**Problem**
Please transcribe the data that follows without the pictures, keeping every word the same.

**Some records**
• • • • •
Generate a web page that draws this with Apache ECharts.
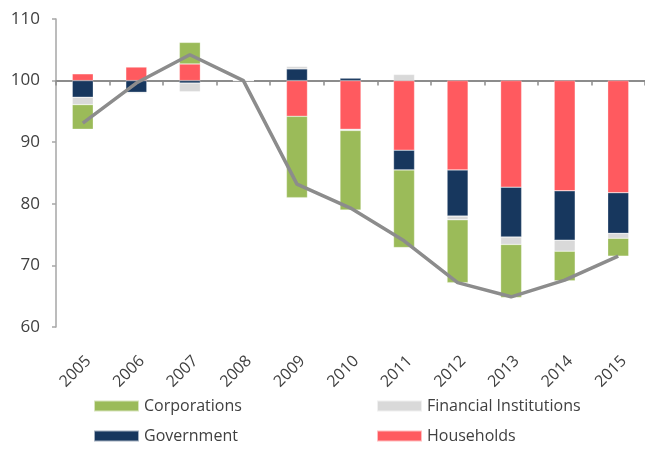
<!DOCTYPE html>
<html>
<head>
<meta charset="utf-8">
<title>Contributions to debt index</title>
<script src="https://cdn.jsdelivr.net/npm/echarts@6/dist/echarts.min.js"></script>
<style>
  html, body { margin: 0; padding: 0; background: #fff; }
  #chart { width: 645px; height: 449px; }
</style>
</head>
<body>
<div id="chart"></div>
<script>
// x axis categories
const years = ['2005', '2006', '2007', '2008', '2009', '2010', '2011', '2012', '2013', '2014', '2015']

// contributions (points, relative to the 100 baseline)
const households = [1.1, 2.2, 2.7, 0, -5.8, -7.9, -11.3, -14.5, -17.3, -17.9, -18.2]
const government = [-2.7, -1.9, -0.4, 0, 1.9, 0.4, -3.2, -7.5, -8.1, -8.0, -6.6]
const financial = [-1.2, -0.2, -1.4, 0, 0.4, -0.2, 1.0, -0.6, -1.2, -1.8, -0.8]
const corporations = [-4.0, 0, 3.5, 0, -13.2, -12.9, -12.6, -10.2, -8.6, -4.8, -2.9]

// total index (2008 = 100)
const totalIndex = [93.1, 99.6, 104.2, 100, 83.2, 79.3, 74.0, 67.2, 64.9, 67.6, 71.5]

// y axis ticks
const base = 100
const yMin = 60
const yMax = 110
const yStep = 10

const font = 'Open Sans'
const textColor = '#404040'

const chart = echarts.init(document.getElementById('chart'))

function barSeries(name, data, color) {
  return {
    name: name,
    type: 'bar',
    stack: 'total',
    xAxisIndex: 0,
    barWidth: 21,
    data: data,
    itemStyle: {
      color: color,
      borderColor: 'rgba(255,255,255,0.6)',
      borderWidth: 0.5
    },
    emphasis: { disabled: true }
  }
}

const legendCommon = {
  orient: 'vertical',
  height: 70,
  itemWidth: 45,
  itemHeight: 11,
  itemGap: 14,
  icon: 'rect',
  textStyle: { fontFamily: font, fontSize: 16, color: textColor }
}

chart.setOption({
  animation: false,
  grid: {
    left: 56,
    right: 0,
    top: 19,
    bottom: 122
  },
  legend: [
    Object.assign({ left: 88, top: 393, data: ['Corporations', 'Government'] }, legendCommon),
    Object.assign({ left: 371, top: 393, data: ['Financial Institutions', 'Households'] }, legendCommon)
  ],
  xAxis: [
    {
      // the 100 line with ticks between the years
      type: 'category',
      data: years,
      position: 'bottom',
      axisLine: { onZero: true, lineStyle: { color: '#8c8c8c', width: 2 } },
      axisTick: { show: true, length: 5, lineStyle: { color: '#8c8c8c', width: 1.5 } },
      axisLabel: { show: false }
    },
    {
      // year labels along the bottom
      type: 'category',
      data: years,
      position: 'bottom',
      axisLine: { show: false, onZero: false },
      axisTick: { show: false },
      axisLabel: {
        rotate: 45,
        margin: 26,
        verticalAlign: 'top',
        fontFamily: font,
        fontSize: 16,
        color: textColor
      }
    }
  ],
  yAxis: {
    type: 'value',
    min: yMin - base,
    max: yMax - base,
    interval: yStep,
    axisLine: { show: true, lineStyle: { color: '#a6a6a6', width: 1.5 } },
    axisTick: { show: true, length: 4, lineStyle: { color: '#a6a6a6', width: 1.5 } },
    splitLine: { show: false },
    axisLabel: {
      margin: 16,
      fontFamily: font,
      fontSize: 17,
      color: textColor,
      formatter: function(v) { return v + base }
    }
  },
  series: [
    barSeries('Households', households, '#ff5a5f'),
    barSeries('Government', government, '#17375e'),
    barSeries('Financial Institutions', financial, '#d9d9d9'),
    barSeries('Corporations', corporations, '#9bbb59'),
    {
      name: 'Total',
      type: 'line',
      xAxisIndex: 0,
      data: totalIndex.map(v => +(v - base).toFixed(1)),
      symbol: 'none',
      z: 5,
      lineStyle: { color: '#8c8c8c', width: 3.5 },
      emphasis: { disabled: true }
    }
  ]
})
</script>
</body>
</html>
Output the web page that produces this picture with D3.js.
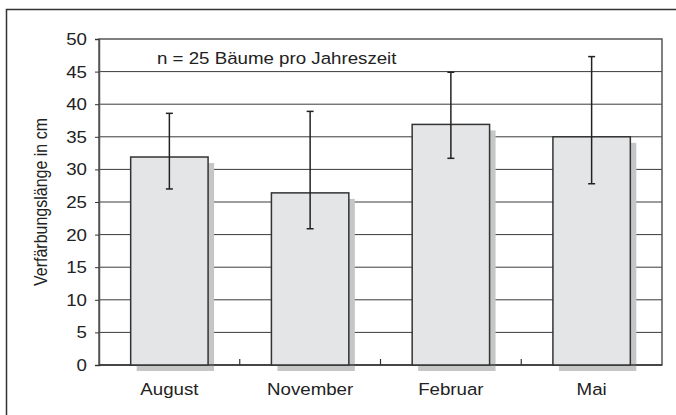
• • • • •
**Correct output**
Generate a web page that draws this with Apache ECharts.
<!DOCTYPE html>
<html>
<head>
<meta charset="utf-8">
<title>Contributions to debt index</title>
<script src="https://cdn.jsdelivr.net/npm/echarts@6/dist/echarts.min.js"></script>
<style>
  html, body { margin: 0; padding: 0; background: #fff; }
  #chart { width: 645px; height: 449px; }
</style>
</head>
<body>
<div id="chart"></div>
<script>
// x axis categories
const years = ['2005', '2006', '2007', '2008', '2009', '2010', '2011', '2012', '2013', '2014', '2015']

// contributions (points, relative to the 100 baseline)
const households = [1.1, 2.2, 2.7, 0, -5.8, -7.9, -11.3, -14.5, -17.3, -17.9, -18.2]
const government = [-2.7, -1.9, -0.4, 0, 1.9, 0.4, -3.2, -7.5, -8.1, -8.0, -6.6]
const financial = [-1.2, -0.2, -1.4, 0, 0.4, -0.2, 1.0, -0.6, -1.2, -1.8, -0.8]
const corporations = [-4.0, 0, 3.5, 0, -13.2, -12.9, -12.6, -10.2, -8.6, -4.8, -2.9]

// total index (2008 = 100)
const totalIndex = [93.1, 99.6, 104.2, 100, 83.2, 79.3, 74.0, 67.2, 64.9, 67.6, 71.5]

// y axis ticks
const base = 100
const yMin = 60
const yMax = 110
const yStep = 10

const font = 'Open Sans'
const textColor = '#404040'

const chart = echarts.init(document.getElementById('chart'))

function barSeries(name, data, color) {
  return {
    name: name,
    type: 'bar',
    stack: 'total',
    xAxisIndex: 0,
    barWidth: 21,
    data: data,
    itemStyle: {
      color: color,
      borderColor: 'rgba(255,255,255,0.6)',
      borderWidth: 0.5
    },
    emphasis: { disabled: true }
  }
}

const legendCommon = {
  orient: 'vertical',
  height: 70,
  itemWidth: 45,
  itemHeight: 11,
  itemGap: 14,
  icon: 'rect',
  textStyle: { fontFamily: font, fontSize: 16, color: textColor }
}

chart.setOption({
  animation: false,
  grid: {
    left: 56,
    right: 0,
    top: 19,
    bottom: 122
  },
  legend: [
    Object.assign({ left: 88, top: 393, data: ['Corporations', 'Government'] }, legendCommon),
    Object.assign({ left: 371, top: 393, data: ['Financial Institutions', 'Households'] }, legendCommon)
  ],
  xAxis: [
    {
      // the 100 line with ticks between the years
      type: 'category',
      data: years,
      position: 'bottom',
      axisLine: { onZero: true, lineStyle: { color: '#8c8c8c', width: 2 } },
      axisTick: { show: true, length: 5, lineStyle: { color: '#8c8c8c', width: 1.5 } },
      axisLabel: { show: false }
    },
    {
      // year labels along the bottom
      type: 'category',
      data: years,
      position: 'bottom',
      axisLine: { show: false, onZero: false },
      axisTick: { show: false },
      axisLabel: {
        rotate: 45,
        margin: 26,
        verticalAlign: 'top',
        fontFamily: font,
        fontSize: 16,
        color: textColor
      }
    }
  ],
  yAxis: {
    type: 'value',
    min: yMin - base,
    max: yMax - base,
    interval: yStep,
    axisLine: { show: true, lineStyle: { color: '#a6a6a6', width: 1.5 } },
    axisTick: { show: true, length: 4, lineStyle: { color: '#a6a6a6', width: 1.5 } },
    splitLine: { show: false },
    axisLabel: {
      margin: 16,
      fontFamily: font,
      fontSize: 17,
      color: textColor,
      formatter: function(v) { return v + base }
    }
  },
  series: [
    barSeries('Households', households, '#ff5a5f'),
    barSeries('Government', government, '#17375e'),
    barSeries('Financial Institutions', financial, '#d9d9d9'),
    barSeries('Corporations', corporations, '#9bbb59'),
    {
      name: 'Total',
      type: 'line',
      xAxisIndex: 0,
      data: totalIndex.map(v => +(v - base).toFixed(1)),
      symbol: 'none',
      z: 5,
      lineStyle: { color: '#8c8c8c', width: 3.5 },
      emphasis: { disabled: true }
    }
  ]
})
</script>
</body>
</html>
Output the web page that produces this picture with D3.js.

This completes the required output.